-- start Records shown --

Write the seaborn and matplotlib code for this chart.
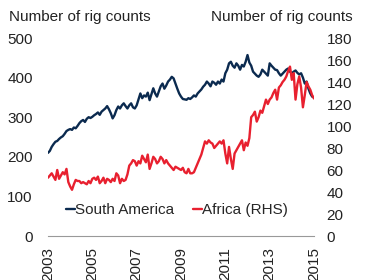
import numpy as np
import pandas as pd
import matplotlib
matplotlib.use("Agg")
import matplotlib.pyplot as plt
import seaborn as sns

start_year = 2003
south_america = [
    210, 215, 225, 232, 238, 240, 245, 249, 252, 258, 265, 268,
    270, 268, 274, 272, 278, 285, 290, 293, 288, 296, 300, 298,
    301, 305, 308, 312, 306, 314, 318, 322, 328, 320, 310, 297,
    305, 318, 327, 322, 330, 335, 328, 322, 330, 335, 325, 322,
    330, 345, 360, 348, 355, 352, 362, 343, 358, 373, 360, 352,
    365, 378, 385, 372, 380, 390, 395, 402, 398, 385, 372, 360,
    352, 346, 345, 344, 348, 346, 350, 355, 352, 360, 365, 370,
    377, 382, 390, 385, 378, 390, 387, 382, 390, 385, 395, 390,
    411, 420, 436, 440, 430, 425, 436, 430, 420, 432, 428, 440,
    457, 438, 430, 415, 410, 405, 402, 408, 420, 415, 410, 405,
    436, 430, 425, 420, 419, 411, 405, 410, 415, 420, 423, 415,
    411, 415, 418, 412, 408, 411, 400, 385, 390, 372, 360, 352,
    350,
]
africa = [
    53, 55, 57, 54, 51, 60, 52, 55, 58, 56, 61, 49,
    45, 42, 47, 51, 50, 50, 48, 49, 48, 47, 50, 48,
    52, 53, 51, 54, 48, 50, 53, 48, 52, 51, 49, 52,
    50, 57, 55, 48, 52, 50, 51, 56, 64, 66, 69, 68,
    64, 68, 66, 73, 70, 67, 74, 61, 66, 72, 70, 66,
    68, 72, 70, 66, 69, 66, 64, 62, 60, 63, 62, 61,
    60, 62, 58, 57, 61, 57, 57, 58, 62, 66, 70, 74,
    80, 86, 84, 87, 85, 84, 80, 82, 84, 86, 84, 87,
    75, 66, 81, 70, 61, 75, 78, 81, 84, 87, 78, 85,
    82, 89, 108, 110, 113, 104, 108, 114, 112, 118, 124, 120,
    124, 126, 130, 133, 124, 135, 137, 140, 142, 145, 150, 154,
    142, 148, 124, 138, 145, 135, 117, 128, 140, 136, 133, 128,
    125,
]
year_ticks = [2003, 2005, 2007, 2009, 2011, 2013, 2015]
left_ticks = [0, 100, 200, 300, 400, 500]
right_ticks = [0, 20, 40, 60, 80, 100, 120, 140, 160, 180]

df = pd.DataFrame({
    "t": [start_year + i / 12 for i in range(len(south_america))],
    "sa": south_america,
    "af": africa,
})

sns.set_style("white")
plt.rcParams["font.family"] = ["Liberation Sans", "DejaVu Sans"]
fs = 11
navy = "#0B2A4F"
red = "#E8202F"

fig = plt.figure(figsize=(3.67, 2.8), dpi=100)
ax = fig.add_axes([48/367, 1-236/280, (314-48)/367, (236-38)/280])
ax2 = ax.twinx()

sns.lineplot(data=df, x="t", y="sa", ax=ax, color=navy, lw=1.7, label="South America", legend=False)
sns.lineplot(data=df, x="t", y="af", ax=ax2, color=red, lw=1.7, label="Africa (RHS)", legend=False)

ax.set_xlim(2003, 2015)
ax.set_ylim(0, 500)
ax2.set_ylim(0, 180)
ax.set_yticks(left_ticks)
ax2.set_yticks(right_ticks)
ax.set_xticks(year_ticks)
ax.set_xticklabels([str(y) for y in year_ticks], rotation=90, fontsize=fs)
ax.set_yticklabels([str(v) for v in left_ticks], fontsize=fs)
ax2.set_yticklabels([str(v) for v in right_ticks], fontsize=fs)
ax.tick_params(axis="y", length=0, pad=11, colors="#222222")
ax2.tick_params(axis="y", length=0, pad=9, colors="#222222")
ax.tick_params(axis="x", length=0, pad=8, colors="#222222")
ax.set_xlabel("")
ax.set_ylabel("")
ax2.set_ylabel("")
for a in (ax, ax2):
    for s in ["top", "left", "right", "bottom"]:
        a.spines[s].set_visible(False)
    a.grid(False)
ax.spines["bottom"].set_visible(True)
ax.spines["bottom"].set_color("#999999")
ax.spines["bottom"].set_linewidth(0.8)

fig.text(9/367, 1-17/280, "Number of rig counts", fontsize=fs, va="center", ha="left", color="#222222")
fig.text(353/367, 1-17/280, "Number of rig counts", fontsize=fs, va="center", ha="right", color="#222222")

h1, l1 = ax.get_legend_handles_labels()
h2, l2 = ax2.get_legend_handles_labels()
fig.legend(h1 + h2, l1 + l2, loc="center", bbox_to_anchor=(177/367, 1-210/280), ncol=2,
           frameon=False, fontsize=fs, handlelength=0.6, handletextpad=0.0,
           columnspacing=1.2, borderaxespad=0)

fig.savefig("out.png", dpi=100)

-- end Records shown --
-- start Records shown --

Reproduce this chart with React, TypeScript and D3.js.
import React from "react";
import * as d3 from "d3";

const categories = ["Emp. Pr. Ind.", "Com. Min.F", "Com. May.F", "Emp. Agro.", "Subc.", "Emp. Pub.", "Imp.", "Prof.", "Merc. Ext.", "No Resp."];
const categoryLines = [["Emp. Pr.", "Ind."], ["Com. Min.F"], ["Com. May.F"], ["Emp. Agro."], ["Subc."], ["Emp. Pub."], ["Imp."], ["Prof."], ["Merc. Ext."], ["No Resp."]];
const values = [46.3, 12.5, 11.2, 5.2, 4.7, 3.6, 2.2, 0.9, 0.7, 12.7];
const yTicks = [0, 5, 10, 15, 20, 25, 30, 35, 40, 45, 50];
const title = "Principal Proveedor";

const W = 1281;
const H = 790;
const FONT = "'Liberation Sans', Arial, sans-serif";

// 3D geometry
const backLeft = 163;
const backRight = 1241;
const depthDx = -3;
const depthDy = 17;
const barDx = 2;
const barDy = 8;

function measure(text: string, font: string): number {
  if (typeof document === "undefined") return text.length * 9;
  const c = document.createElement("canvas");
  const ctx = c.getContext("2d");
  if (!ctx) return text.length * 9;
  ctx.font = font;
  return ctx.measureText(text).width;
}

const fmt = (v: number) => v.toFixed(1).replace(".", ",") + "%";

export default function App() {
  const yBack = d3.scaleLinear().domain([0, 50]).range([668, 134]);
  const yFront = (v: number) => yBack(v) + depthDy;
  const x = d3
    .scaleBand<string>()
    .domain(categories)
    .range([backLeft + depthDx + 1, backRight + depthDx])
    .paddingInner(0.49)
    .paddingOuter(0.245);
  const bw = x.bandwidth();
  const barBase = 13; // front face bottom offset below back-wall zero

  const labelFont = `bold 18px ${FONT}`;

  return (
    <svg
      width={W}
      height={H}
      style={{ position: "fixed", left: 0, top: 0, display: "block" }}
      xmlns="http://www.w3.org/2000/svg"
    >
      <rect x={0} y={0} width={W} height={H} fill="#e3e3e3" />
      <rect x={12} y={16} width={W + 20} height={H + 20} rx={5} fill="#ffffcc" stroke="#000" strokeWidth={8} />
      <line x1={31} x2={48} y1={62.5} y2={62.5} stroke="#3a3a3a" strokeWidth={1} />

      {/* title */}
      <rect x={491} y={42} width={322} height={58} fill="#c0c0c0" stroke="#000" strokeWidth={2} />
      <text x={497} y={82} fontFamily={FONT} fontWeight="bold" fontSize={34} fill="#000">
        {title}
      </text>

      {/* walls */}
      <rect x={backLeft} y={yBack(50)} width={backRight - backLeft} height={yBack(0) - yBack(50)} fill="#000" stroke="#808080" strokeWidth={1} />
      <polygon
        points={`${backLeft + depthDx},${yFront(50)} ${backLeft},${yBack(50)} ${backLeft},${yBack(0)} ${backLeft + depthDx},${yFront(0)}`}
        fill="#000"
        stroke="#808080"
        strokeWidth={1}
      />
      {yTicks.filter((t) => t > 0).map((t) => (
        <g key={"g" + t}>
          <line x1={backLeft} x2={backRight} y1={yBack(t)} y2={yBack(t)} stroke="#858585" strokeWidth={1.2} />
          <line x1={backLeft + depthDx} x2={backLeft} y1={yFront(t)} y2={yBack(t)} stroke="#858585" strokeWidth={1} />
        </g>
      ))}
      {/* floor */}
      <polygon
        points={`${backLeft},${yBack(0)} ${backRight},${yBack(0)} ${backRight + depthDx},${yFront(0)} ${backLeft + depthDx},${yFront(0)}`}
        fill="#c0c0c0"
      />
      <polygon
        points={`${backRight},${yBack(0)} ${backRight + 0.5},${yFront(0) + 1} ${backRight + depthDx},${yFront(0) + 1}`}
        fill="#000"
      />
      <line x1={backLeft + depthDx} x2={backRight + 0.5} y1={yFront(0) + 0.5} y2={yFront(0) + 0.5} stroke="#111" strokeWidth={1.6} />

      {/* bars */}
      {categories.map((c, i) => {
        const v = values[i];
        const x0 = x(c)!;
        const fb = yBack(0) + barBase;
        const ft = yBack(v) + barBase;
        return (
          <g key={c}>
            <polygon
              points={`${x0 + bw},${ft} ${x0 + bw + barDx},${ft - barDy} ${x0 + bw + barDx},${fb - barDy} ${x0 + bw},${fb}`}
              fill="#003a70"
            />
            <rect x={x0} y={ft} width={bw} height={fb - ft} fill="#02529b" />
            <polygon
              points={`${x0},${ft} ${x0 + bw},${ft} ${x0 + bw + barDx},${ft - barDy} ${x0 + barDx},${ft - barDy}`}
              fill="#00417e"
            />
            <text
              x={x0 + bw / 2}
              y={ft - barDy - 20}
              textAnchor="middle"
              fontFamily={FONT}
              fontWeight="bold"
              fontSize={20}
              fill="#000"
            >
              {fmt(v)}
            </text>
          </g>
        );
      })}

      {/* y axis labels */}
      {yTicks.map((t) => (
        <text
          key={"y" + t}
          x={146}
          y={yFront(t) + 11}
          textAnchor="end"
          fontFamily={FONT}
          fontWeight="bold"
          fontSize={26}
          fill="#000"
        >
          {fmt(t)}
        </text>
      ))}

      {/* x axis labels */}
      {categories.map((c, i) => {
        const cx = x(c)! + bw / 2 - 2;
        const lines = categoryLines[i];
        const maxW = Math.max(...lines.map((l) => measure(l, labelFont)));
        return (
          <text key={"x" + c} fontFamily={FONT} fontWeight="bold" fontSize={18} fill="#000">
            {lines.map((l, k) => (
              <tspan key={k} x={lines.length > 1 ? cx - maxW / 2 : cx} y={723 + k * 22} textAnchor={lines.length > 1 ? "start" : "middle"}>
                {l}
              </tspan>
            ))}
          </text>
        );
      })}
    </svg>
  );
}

-- end Records shown --
-- start Records shown --

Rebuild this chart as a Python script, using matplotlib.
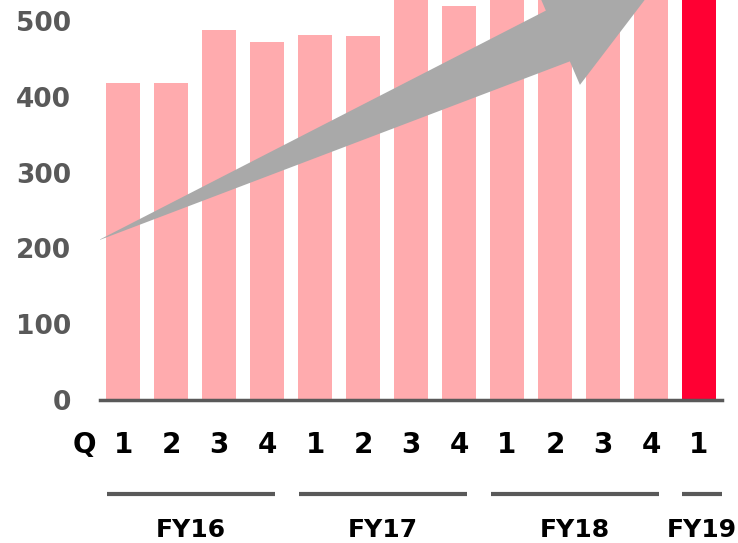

-- end Records shown --

--- What you need to do ---
Extract lines where the string "React" occurs.

--- Output ---
Reproduce this chart with React, TypeScript and D3.js.
import React from "react";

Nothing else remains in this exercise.